▶ _EXERCISE GOAL_:
Determine which lines of the records include the word "that", and copy them.

[Records with drawing code]

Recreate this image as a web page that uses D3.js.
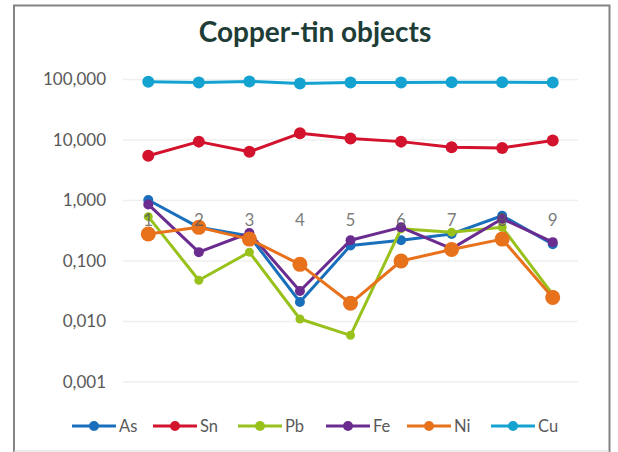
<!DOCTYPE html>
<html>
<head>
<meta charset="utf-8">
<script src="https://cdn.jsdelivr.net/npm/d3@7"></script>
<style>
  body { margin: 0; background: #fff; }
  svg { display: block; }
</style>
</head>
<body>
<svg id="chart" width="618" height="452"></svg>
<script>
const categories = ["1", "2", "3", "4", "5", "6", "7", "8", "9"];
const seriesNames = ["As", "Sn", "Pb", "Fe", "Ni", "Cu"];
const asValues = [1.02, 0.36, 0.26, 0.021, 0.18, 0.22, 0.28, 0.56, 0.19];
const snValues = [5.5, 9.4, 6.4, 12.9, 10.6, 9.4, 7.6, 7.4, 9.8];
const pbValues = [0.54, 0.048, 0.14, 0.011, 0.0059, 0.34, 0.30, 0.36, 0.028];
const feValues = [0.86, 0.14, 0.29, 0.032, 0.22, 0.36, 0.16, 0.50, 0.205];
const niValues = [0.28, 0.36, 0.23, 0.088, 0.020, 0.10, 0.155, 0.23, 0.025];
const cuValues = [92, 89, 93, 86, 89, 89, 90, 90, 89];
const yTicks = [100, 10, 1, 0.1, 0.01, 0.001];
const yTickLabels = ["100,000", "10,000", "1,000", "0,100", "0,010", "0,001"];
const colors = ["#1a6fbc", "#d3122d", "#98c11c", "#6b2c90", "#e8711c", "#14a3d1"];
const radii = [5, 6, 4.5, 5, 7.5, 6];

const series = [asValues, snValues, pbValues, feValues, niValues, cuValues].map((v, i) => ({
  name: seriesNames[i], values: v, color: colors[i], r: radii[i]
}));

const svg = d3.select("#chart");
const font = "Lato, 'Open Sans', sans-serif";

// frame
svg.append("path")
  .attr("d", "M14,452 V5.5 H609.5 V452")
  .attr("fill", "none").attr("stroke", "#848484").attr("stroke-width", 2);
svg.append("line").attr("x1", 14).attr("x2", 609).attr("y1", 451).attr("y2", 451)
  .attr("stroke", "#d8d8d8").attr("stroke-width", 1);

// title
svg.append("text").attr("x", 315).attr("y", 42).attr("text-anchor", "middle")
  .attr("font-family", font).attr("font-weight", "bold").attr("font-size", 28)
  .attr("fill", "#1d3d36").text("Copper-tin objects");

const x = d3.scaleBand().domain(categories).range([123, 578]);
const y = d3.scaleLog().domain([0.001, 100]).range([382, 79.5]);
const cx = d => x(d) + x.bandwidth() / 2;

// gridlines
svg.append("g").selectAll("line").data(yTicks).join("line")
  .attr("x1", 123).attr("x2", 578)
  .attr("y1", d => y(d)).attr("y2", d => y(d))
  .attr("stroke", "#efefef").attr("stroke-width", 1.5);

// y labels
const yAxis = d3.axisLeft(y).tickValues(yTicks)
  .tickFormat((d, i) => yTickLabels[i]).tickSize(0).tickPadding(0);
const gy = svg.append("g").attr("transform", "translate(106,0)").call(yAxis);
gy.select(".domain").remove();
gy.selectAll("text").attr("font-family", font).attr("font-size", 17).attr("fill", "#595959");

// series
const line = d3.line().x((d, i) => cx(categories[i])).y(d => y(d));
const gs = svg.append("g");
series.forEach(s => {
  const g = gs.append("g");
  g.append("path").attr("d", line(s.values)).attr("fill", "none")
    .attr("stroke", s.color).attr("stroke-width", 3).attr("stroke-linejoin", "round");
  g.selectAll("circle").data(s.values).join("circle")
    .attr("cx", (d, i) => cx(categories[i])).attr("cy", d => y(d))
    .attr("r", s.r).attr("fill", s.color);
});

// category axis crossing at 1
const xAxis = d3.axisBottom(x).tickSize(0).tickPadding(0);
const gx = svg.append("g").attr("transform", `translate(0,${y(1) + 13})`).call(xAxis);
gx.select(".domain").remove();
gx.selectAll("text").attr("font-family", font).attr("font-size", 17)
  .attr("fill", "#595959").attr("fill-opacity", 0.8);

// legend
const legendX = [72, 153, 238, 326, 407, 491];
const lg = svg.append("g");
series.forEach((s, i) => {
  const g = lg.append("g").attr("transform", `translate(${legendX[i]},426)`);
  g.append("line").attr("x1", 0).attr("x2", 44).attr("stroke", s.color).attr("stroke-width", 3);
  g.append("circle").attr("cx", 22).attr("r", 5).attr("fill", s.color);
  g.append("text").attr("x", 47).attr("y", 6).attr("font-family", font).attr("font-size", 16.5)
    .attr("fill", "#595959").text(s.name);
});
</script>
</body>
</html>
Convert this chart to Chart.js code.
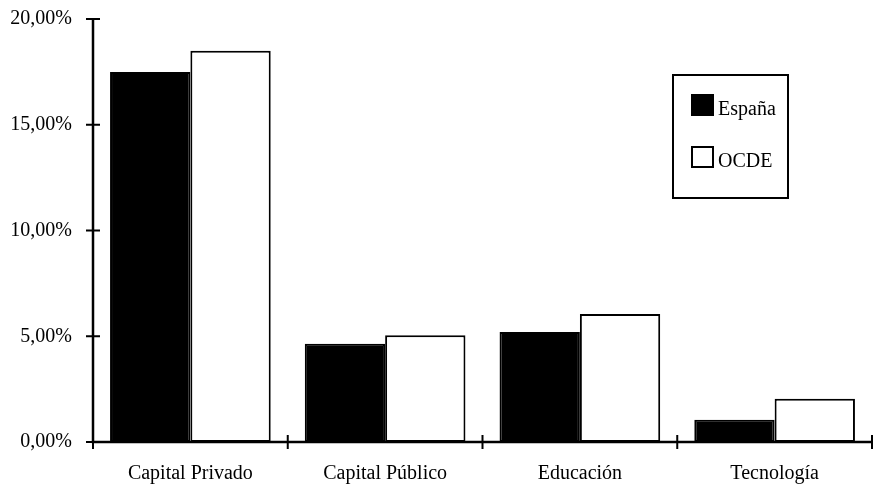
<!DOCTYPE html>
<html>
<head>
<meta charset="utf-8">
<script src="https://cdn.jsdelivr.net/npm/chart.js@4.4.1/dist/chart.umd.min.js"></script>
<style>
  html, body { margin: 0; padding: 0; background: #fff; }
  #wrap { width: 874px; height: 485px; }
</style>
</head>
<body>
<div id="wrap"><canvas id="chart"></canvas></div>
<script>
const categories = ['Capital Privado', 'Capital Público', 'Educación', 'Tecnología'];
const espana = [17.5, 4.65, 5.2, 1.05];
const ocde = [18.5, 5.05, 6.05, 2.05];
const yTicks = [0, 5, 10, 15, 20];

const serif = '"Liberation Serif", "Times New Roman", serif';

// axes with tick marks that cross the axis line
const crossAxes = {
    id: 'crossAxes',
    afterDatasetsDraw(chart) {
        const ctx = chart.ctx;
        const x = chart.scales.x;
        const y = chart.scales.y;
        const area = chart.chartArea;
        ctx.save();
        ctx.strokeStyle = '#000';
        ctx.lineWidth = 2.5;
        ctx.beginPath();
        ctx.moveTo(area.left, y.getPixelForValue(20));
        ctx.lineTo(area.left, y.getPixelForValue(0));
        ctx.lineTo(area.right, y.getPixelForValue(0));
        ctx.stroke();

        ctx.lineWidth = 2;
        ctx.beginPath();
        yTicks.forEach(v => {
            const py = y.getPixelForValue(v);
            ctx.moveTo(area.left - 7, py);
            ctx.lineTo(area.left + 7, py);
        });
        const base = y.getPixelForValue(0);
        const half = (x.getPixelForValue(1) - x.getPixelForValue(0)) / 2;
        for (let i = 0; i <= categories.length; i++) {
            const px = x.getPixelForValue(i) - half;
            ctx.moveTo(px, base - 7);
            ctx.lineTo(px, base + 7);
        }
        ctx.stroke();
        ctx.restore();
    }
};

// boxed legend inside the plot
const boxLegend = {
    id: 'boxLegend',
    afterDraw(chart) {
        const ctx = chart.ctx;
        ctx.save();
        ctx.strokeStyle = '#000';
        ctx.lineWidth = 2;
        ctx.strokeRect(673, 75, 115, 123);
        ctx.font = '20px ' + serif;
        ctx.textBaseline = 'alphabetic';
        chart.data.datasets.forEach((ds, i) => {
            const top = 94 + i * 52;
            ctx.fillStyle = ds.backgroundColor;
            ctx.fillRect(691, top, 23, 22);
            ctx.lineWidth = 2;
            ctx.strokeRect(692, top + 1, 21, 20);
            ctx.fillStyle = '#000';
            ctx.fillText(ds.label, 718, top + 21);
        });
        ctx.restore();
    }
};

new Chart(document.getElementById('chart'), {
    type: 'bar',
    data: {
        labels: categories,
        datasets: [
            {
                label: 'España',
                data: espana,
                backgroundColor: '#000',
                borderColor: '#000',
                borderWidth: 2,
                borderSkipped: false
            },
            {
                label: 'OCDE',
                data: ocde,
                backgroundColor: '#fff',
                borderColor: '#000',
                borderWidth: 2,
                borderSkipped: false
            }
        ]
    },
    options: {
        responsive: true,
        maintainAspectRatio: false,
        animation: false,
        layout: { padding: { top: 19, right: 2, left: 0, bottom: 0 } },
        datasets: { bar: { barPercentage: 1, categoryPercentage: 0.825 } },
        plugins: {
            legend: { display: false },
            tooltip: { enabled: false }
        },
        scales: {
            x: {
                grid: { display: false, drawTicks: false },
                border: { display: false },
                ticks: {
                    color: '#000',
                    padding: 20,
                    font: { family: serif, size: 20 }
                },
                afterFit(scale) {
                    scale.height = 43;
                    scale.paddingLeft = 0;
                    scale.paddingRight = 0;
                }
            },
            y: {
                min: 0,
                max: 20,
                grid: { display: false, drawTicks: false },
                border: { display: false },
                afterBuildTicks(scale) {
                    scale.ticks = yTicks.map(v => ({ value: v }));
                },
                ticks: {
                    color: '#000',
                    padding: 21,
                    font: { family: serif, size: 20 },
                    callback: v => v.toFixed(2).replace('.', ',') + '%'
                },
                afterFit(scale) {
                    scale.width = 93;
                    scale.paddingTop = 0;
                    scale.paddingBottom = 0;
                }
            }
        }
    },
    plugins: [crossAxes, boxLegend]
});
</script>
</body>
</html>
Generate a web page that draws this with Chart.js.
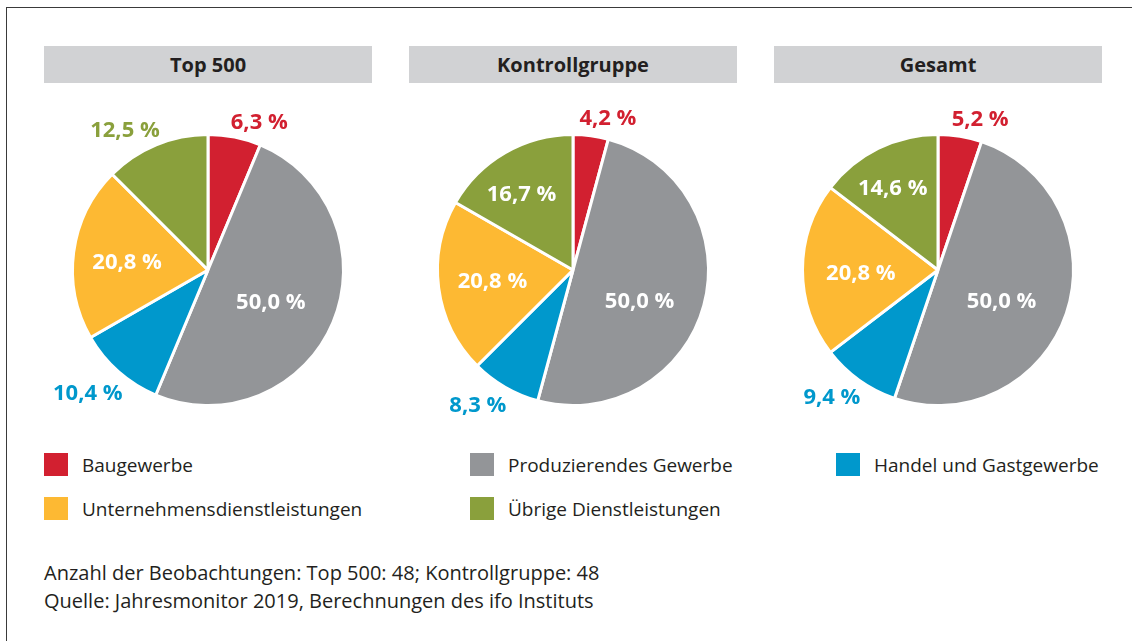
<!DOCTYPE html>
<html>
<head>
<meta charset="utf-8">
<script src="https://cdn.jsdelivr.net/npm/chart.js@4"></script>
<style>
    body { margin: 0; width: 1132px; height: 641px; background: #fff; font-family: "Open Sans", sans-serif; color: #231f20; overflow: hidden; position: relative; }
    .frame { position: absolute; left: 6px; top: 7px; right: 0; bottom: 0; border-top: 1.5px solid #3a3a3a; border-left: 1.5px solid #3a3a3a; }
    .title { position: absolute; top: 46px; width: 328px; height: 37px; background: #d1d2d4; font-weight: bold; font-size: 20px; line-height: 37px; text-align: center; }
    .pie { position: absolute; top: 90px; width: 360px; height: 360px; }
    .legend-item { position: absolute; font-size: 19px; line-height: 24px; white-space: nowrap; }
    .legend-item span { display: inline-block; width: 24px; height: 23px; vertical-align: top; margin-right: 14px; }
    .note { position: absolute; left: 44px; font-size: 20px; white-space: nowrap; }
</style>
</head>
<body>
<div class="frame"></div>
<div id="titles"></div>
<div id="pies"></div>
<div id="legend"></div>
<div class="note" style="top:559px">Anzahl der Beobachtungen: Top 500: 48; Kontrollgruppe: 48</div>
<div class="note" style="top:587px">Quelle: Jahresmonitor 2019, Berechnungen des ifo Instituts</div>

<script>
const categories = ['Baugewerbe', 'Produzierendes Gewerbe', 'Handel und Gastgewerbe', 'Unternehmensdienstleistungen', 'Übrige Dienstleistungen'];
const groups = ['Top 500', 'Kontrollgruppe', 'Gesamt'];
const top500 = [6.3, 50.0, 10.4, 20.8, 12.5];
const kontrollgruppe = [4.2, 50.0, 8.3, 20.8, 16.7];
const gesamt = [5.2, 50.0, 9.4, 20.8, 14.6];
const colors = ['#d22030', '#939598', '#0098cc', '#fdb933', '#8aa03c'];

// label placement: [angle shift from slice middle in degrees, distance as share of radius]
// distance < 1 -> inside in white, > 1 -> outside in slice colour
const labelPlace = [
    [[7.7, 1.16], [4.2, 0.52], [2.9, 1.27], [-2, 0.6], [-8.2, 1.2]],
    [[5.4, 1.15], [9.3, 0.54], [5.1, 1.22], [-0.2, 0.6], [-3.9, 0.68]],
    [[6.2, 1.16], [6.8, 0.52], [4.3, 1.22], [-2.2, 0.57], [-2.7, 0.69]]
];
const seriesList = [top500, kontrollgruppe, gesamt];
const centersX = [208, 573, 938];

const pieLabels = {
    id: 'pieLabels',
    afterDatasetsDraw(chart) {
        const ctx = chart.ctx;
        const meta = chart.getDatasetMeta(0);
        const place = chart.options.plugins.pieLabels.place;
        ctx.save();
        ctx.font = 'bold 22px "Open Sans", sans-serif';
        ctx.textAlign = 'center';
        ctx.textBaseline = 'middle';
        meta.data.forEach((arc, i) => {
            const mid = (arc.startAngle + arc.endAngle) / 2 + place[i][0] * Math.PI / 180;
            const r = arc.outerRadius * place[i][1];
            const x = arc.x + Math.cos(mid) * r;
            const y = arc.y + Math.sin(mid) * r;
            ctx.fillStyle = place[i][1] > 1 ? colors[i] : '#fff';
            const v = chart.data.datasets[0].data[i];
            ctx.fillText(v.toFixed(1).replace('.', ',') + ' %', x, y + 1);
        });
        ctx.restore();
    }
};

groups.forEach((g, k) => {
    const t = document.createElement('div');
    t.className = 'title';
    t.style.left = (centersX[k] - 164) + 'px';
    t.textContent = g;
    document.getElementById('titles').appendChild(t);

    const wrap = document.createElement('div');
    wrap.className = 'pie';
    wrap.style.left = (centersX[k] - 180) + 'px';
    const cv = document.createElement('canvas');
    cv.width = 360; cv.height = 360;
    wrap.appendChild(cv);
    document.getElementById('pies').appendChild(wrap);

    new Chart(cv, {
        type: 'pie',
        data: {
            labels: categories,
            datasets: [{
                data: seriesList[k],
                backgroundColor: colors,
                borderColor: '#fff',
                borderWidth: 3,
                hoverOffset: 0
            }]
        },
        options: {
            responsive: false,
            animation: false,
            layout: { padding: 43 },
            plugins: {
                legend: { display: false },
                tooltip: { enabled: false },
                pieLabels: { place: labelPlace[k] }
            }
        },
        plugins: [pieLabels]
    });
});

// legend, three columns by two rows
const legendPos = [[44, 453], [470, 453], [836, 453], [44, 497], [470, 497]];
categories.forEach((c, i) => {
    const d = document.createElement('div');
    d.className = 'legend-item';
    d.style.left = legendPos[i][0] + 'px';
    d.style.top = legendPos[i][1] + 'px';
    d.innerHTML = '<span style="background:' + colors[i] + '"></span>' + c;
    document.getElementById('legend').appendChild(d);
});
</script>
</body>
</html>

▶ _EXERCISE RESPONSE_:
Recreate this image as a web page that uses D3.js.
// axes with tick marks that cross the axis line
Generate a web page that draws this with Chart.js.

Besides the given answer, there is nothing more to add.